The matter involves the Foppiano wine family from Healdsburg. The winery was family-founded and has been in operation since 1896. The 101-year-old father passed control of the winery to his son in 2005, and named both children as co-trustees in 2009.
The daughter in the family took her brother to court in an attempt to remove him as a co-trustee. She claimed he was neglecting his financial responsibility to the company by taking out loans for the business and using the trust her father had set up as collateral. The family trust is reportedly estimated to be worth tens of millions of dollars.
The brother denied her allegations, and stated his financial plans were to upgrade the family winery. The lawsuit revealed the winery had been struggling financially, and had assumed more than $4 million in debt. The son upgraded the tasting room as a means of bringing in more money to the winery, and claimed the father had done little to upgrade or invest in the business in decades.
As well, the son hired professional management and improved marketing efforts. These changes were financed through bank loans he had used the family trusts as collateral for. His sister was made head of the tasting room, but was “rebuffed” when she requested to see the books. When the man her brother appointed as President reportedly fired her in 2010, she sued her brother in a request that he be removed as co-trustee.

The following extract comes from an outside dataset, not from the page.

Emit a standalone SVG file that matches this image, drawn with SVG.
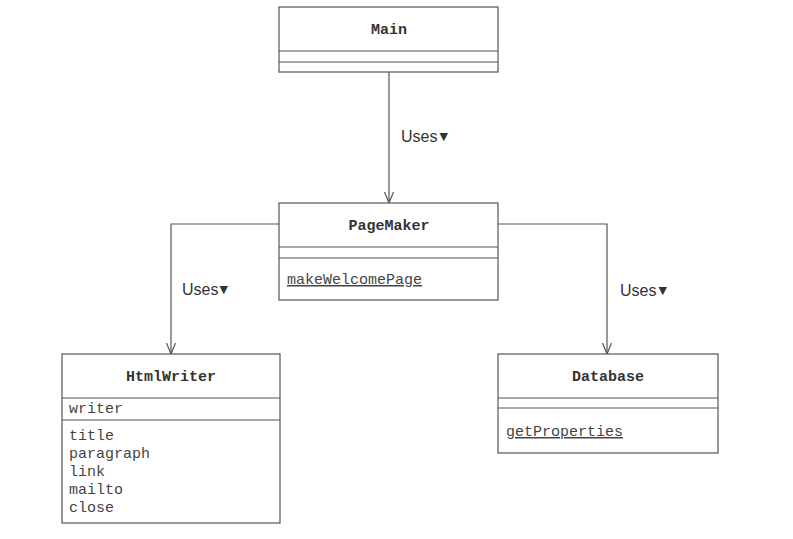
<svg xmlns="http://www.w3.org/2000/svg" width="793" height="539" viewBox="0 0 793 539">
<style>
.box{fill:#fff;stroke:#555;stroke-width:1.2}
.div{stroke:#555;stroke-width:1.2}
.t{font-family:"Liberation Mono","DejaVu Sans Mono",monospace;font-size:15px;fill:#444}
.tb{font-family:"Liberation Mono","DejaVu Sans Mono",monospace;font-size:15px;font-weight:bold;fill:#333;text-anchor:middle}
.u{text-decoration:underline}
.lbl{font-family:"Liberation Sans",Arial,sans-serif;font-size:16px;fill:#333}
.tri{font-family:"DejaVu Sans",sans-serif;font-size:11px}
.con{fill:none;stroke:#555;stroke-width:1.2}
</style>
<defs>
<marker id="open" markerWidth="12" markerHeight="12" refX="11" refY="5" orient="auto" markerUnits="userSpaceOnUse" viewBox="0 0 12 10">
<path d="M0,0.5 L11,5 L0,9.5" fill="none" stroke="#555" stroke-width="1.2"/>
</marker>
</defs>
<rect width="793" height="539" fill="#fff"/>
<g id="connectors">
<path class="con" d="M389,72 V203" marker-end="url(#open)"/>
<path class="con" d="M279,224 H171 V354" marker-end="url(#open)"/>
<path class="con" d="M498,224 H607 V354" marker-end="url(#open)"/>
<text class="lbl" x="401" y="142">Uses<tspan class="tri" dx="2" dy="-2">▼</tspan></text>
<text class="lbl" x="182" y="295">Uses<tspan class="tri" dx="1" dy="-2">▼</tspan></text>
<text class="lbl" x="620" y="296">Uses<tspan class="tri" dx="2" dy="-2">▼</tspan></text>
</g>
<g id="Main">
<rect class="box" x="279" y="7" width="219" height="65"/>
<line class="div" x1="279" y1="51" x2="498" y2="51"/>
<line class="div" x1="279" y1="62" x2="498" y2="62"/>
<text class="tb" x="389" y="34">Main</text>
</g>
<g id="PageMaker">
<rect class="box" x="279" y="203" width="219" height="97"/>
<line class="div" x1="279" y1="247" x2="498" y2="247"/>
<line class="div" x1="279" y1="258" x2="498" y2="258"/>
<text class="tb" x="389" y="230">PageMaker</text>
<text class="t u" x="287" y="284">makeWelcomePage</text>
</g>
<g id="HtmlWriter">
<rect class="box" x="62" y="354" width="218" height="169"/>
<line class="div" x1="62" y1="398" x2="280" y2="398"/>
<line class="div" x1="62" y1="420" x2="280" y2="420"/>
<text class="tb" x="171" y="381">HtmlWriter</text>
<text class="t" x="69" y="413">writer</text>
<text class="t" x="69" y="440">title</text>
<text class="t" x="69" y="458">paragraph</text>
<text class="t" x="69" y="476">link</text>
<text class="t" x="69" y="494">mailto</text>
<text class="t" x="69" y="512">close</text>
</g>
<g id="Database">
<rect class="box" x="498" y="354" width="220" height="99"/>
<line class="div" x1="498" y1="398" x2="718" y2="398"/>
<line class="div" x1="498" y1="408" x2="718" y2="408"/>
<text class="tb" x="608" y="381">Database</text>
<text class="t u" x="506" y="436">getProperties</text>
</g>
</svg>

Under the terms of the settlement, both heirs will step down as co-trustees and the judge will appoint an independent third party with winery experience to manage trust administration. Both parties will have an opportunity to provide a name to the judge for trustee, or the judge can choose his own. This case may serve as an example to others that when family relationships are on the line, an independent third party as trustee for trust administration can be greatly beneficial.